If you are looking at purchasing a house, you should weigh up the pros and cons of having a bond versus paying in cash for property. It is necessary to understand what each option involves, what the risks and benefits are and then to consider which option suits your needs for now and for the future. Remember, when you purchase property you are not making a small decision.

The way you choose to finance it, and the property that you choose, will affect your financial and personal future for many years to come.

 

What is a bond?

A bond is a debt instrument that companies, governments or organisation use to raise money. This type of security is, in effect, a contract between the creditor and the debtor that states that the bond will be paid back after a certain amount of time. There is also interest, at fixed intervals, that must be paid to the holder of the bond.
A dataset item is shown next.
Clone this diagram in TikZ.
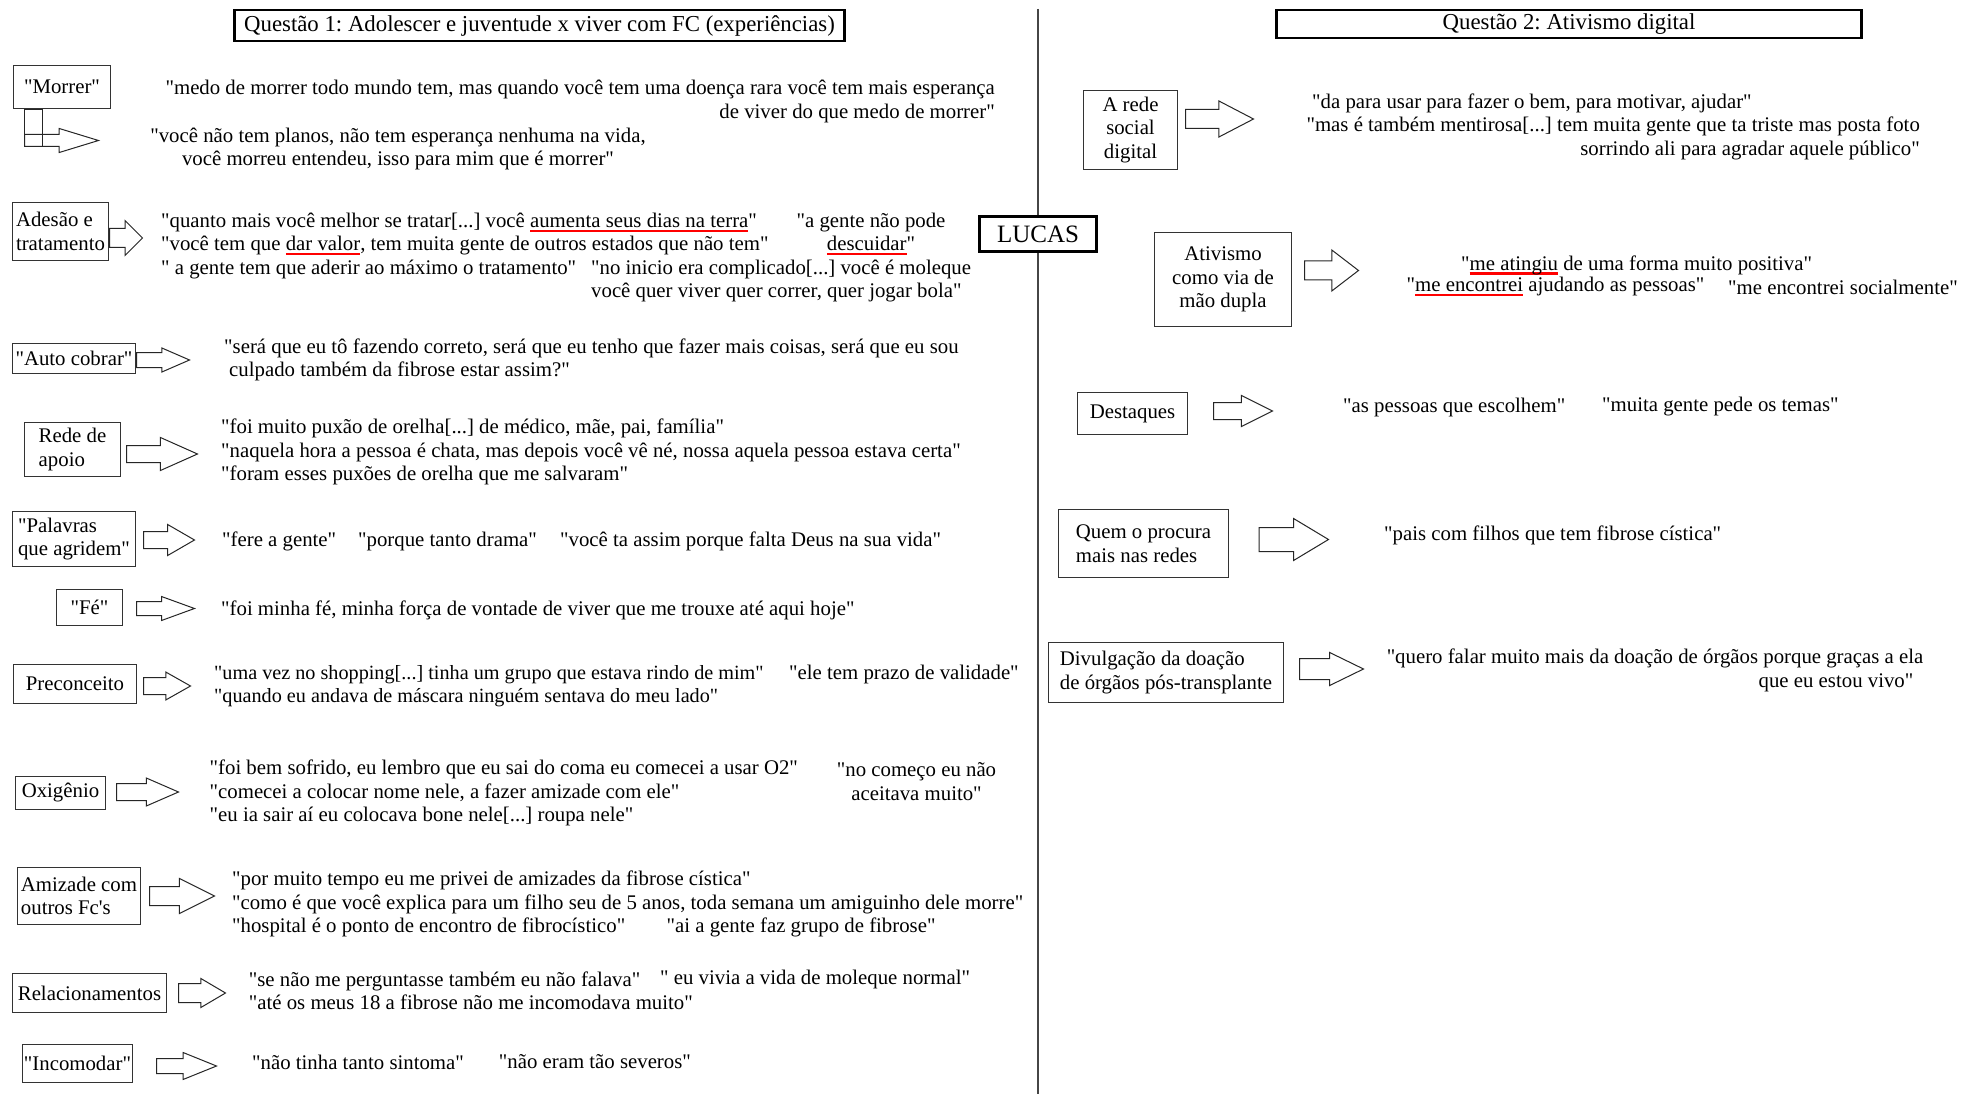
\documentclass[tikz,border=0pt]{standalone}
\usepackage{fontspec}
\setmainfont{Liberation Serif}[Ligatures=TeXOff]
\usetikzlibrary{shapes.arrows}
\newsavebox\rulbox
\newcommand\rul[1]{\sbox\rulbox{#1}\rlap{\textcolor{red}{\rule[-4.5pt]{\wd\rulbox}{2.2pt}}}\usebox\rulbox}
\newcommand\fq{\frenchspacing\fontsize{20.8}{23.5}\selectfont}
\newcommand\ft{\frenchspacing\fontsize{22.8}{26}\selectfont}
\tikzset{
 lbl/.style={draw=black!80, line width=1pt, inner sep=0pt, font=\fq, align=center, fill=white},
 ttl/.style={draw=black, line width=2.6pt, inner sep=0pt, font=\ft, fill=white},
 qt/.style={inner sep=0pt, font=\fq, anchor=west, align=left},
 barrow/.style={single arrow, draw=black!85, line width=1pt, inner xsep=0pt, minimum width=0pt, anchor=tail},
}
\newcommand\barr[7]{\node[barrow, minimum height=#4pt, inner ysep=#5pt, single arrow head extend=#6pt, single arrow tip angle=#7] (#1) at (#2,#3) {};}
\begin{document}
\begin{tikzpicture}[x=1pt,y=-1pt]
\useasboundingbox (0,0) rectangle (1982,1094);
\fill[white] (0,0) rectangle (1982,1094);
% divider
\coordinate (dtop) at (1038,9);
\coordinate (dbot) at (1038,1094);
\draw[gray!55!black, line width=1.2pt] (dtop) -- (dbot);
% titles
\node[ttl, minimum width=610pt, minimum height=31pt] (t1) at (539.5,25.5) {Questão 1: Adolescer e juventude x viver com FC (experiências)};
\node[ttl, minimum width=585pt, minimum height=28pt] (t2) at (1569,24) {Questão 2: Ativismo digital};
\node[ttl, minimum width=117pt, minimum height=35pt, font=\fontsize{25}{28}\selectfont] (lucas) at (1038,234) {LUCAS};
% left boxes
\node[lbl, minimum width=97pt, minimum height=43pt] (b1) at (62,87) {"Morrer"};
\node[draw=black!85, line width=1pt, minimum width=18pt, minimum height=37pt, inner sep=0pt, anchor=north west] (b1v) at (24,109) {};
\node[lbl, minimum width=96pt, minimum height=58pt, align=left] (b2) at (60.5,231.5) {Adesão e\\tratamento};
\node[lbl, minimum width=123pt, minimum height=30pt] (b3) at (74,358.5) {"Auto cobrar"};
\node[lbl, minimum width=96pt, minimum height=54pt, align=left] (b4) at (72.5,449.5) {Rede de\\apoio};
\node[lbl, minimum width=123pt, minimum height=55pt, align=left] (b5) at (74,539) {"Palavras\\que agridem"};
\node[lbl, minimum width=66pt, minimum height=36pt] (b6) at (89.5,607.5) {"Fé"};
\node[lbl, minimum width=123pt, minimum height=39pt] (b7) at (75,684) {Preconceito};
\node[lbl, minimum width=90pt, minimum height=33pt] (b8) at (60.5,793) {Oxigênio};
\node[lbl, minimum width=123pt, minimum height=57pt, align=left] (b9) at (79,896) {Amizade com\\outros Fc's};
\node[lbl, minimum width=154pt, minimum height=39pt] (b10) at (89.5,993) {Relacionamentos};
\node[lbl, minimum width=110pt, minimum height=38pt] (b11) at (77.5,1063.5) {"Incomodar"};
% right boxes
\node[lbl, minimum width=94pt, minimum height=79pt] (r1) at (1130.5,130) {A rede\\social\\digital};
\node[lbl, minimum width=137pt, minimum height=94pt] (r2) at (1223,279.5) {Ativismo\\como via de\\mão dupla};
\node[lbl, minimum width=110pt, minimum height=42pt] (r3) at (1132.5,413.5) {Destaques};
\node[lbl, minimum width=170pt, minimum height=68pt, align=left] (r4) at (1143.5,543.5) {Quem o procura\\mais nas redes};
\node[lbl, minimum width=235pt, minimum height=60pt, align=left] (r5) at (1166,672.5) {Divulgação da doação\\de órgãos pós-transplante};
% block arrows
\barr{a1}{24}{140.5}{74}{5.5}{6}{34}
\barr{a2}{109}{238}{33}{9}{8}{90}
\barr{a3}{136}{360}{53}{7}{4.5}{47}
\barr{a4}{126}{454}{71}{8}{8}{48}
\barr{a5}{143}{540}{51}{8}{7}{60}
\barr{a6}{136}{608.5}{58}{6.5}{5}{40}
\barr{a7}{143}{686}{47}{8}{5.5}{59}
\barr{a8}{116}{792}{62}{8}{5.5}{47}
\barr{a9}{149}{896}{65}{9}{8}{53}
\barr{a10}{178}{993}{47}{9}{5}{61}
\barr{a11}{156}{1066}{60}{7}{6}{44}
\barr{ra1}{1185}{119}{68}{9}{8.5}{55}
\barr{ra2}{1304}{270.5}{54}{9}{11}{75}
\barr{ra3}{1213}{411}{59}{8}{7}{53}
\barr{ra4}{1258.5}{539.5}{69.5}{11.5}{9}{62}
\barr{ra5}{1299}{669}{64}{10}{6}{52}
% left quotes
\node[qt, anchor=east, align=right] (qm1) at (995,101.5) {"medo de morrer todo mundo tem, mas quando você tem uma doença rara você tem mais esperança\\de viver do que medo de morrer"};
\node[qt, anchor=center, align=center] (qm2) at (398,149) {"você não tem planos, não tem esperança nenhuma na vida,\\você morreu entendeu, isso para mim que é morrer"};
\node[qt] (qa1) at (161,246) {"quanto mais você melhor se tratar[...] você \rul{aumenta seus dias na terra}"\\"você tem que \rul{dar valor}, tem muita gente de outros estados que não tem"\\" a gente tem que aderir ao máximo o tratamento"};
\node[qt, anchor=center, align=center] (qa2) at (871,234) {"a gente não pode\\\rul{descuidar}"};
\node[qt] (qa3) at (591,281) {"no inicio era complicado[...] você é moleque\\você quer viver quer correr, quer jogar bola"};
\node[qt] (qac) at (224,360) {"será que eu tô fazendo correto, será que eu tenho que fazer mais coisas, será que eu sou\\\hspace*{5pt}culpado também da fibrose estar assim?"};
\node[qt] (qr) at (221,452) {"foi muito puxão de orelha[...] de médico, mãe, pai, família"\\"naquela hora a pessoa é chata, mas depois você vê né, nossa aquela pessoa estava certa"\\"foram esses puxões de orelha que me salvaram"};
\node[qt] (qp1) at (222,541) {"fere a gente"};
\node[qt] (qp2) at (358,541) {"porque tanto drama"};
\node[qt] (qp3) at (560,541) {"você ta assim porque falta Deus na sua vida"};
\node[qt] (qf) at (221,610) {"foi minha fé, minha força de vontade de viver que me trouxe até aqui hoje"};
\node[qt, font=\frenchspacing\fontsize{20.2}{23.5}\selectfont] (qpr1) at (214,686) {"uma vez no shopping[...] tinha um grupo que estava rindo de mim"\\"quando eu andava de máscara ninguém sentava do meu lado"};
\node[qt] (qpr2) at (789,674) {"ele tem prazo de validade"};
\node[qt] (qo1) at (209.5,793) {"foi bem sofrido, eu lembro que eu sai do coma eu comecei a usar O2"\\"comecei a colocar nome nele, a fazer amizade com ele"\\"eu ia sair aí eu colocava bone nele[...] roupa nele"};
\node[qt, anchor=center, align=center] (qo2) at (916.5,781.5) {"no começo eu não\\aceitava muito"};
\node[qt] (qam1) at (232,904) {"por muito tempo eu me privei de amizades da fibrose cística"\\"como é que você explica para um filho seu de 5 anos, toda semana um amiguinho dele morre"\\"hospital é o ponto de encontro de fibrocístico"};
\node[qt] (qam2) at (666.5,927) {"ai a gente faz grupo de fibrose"};
\node[qt] (qre1) at (248.7,991) {"se não me perguntasse também eu não falava"\\"até os meus 18 a fibrose não me incomodava muito"};
\node[qt] (qre2) at (660,979) {" eu vivia a vida de moleque normal"};
\node[qt] (qin1) at (252,1062) {"não tinha tanto sintoma"};
\node[qt] (qin2) at (498.7,1062) {"não eram tão severos"};
% right quotes
\node[qt] (qar1) at (1312,103) {"da para usar para fazer o bem, para motivar, ajudar"};
\node[qt, anchor=east, align=right] (qar2) at (1920,138.5) {"mas é também mentirosa[...] tem muita gente que ta triste mas posta foto\\sorrindo ali para agradar aquele público"};
\node[qt] (qat1) at (1461,265) {"\rul{me atingiu} de uma forma muito positiva"};
\node[qt] (qat2) at (1406.5,287) {"\rul{me encontrei} ajudando as pessoas"};
\node[qt] (qat3) at (1728,287) {"me encontrei socialmente"};
\node[qt] (qd1) at (1343,407) {"as pessoas que escolhem"};
\node[qt] (qd2) at (1602,407) {"muita gente pede os temas"};
\node[qt] (qq) at (1384,535) {"pais com filhos que tem fibrose cística"};
\node[qt, anchor=east, align=right] (qdv) at (1923.5,670.5) {"quero falar muito mais da doação de órgãos porque graças a ela\\que eu estou vivo"\hspace*{10pt}};
\end{tikzpicture}
\end{document}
Unlike loans, bonds can be traded. Once you have bought a bond, you can sell it to a financial service provider in exchange for them financing your property. Very few bonds work on a fixed interest rate, but finding a bond that does is always your best bet for financing a property. This means that your interest rate will not be able to skyrocket and there will be no risk for you.

 

Paying in cash for a property

If you have enough capital in available assets (like stocks etc.) to purchase your house without a bond, mortgage or loan, you will avoid paying interest and you will therefore save money (known as a return).

 

Having a bond versus paying cash for property

You may immediately think that buying in cash is better for the following reasons:

  • If the interest rate on a bond is 8%, for example, you will be saving that 8% by paying with cash.
  • The home will be completely yours from the beginning rather than being owned by the bank.
  • You will not have to worry about making payments each month to pay it off.
  • If you sell or mortgage the property, you will receive the full amount of money it is worth.

However, you must consider the following:

  • If you have rather put your available assets into stock and other investment ventures, would you make more money than you are saving by paying in cash?
  • The property market is unpredictable and fluctuates regularly. If you were to try and sell it in the future, could you be sure that it would be worth more or even the same amount as what you paid for it?

 

Something else to take into consideration is the question of whether you are going to put all of your available assets into a property. What if you require the money for something else in the future? You could, of course, mortgage your home at a later date for money, but having a bit of capital tucked away as an investment you will probably feel more at ease.

To sum, if you can afford to buy a house in cash and still have some assets left over, it is definitely best to avoid getting into debt if you can. If you cannot, however, it is a good idea to look for a bond that has a fixed interest rate. Owning a property is a major asset and investment, providing you choose the correct one. Take your time, consider your needs now and in the future, research the market, the area and anything else that might affect the value of the property you are looking to purchase.

There are, of course, many other ways to finance your property without purchasing bonds or paying in cash. You could get a mortgage on a property that you already own to finance another property, you could get a loan from a financial service provider or you could use a combination of different routes to purchase the property.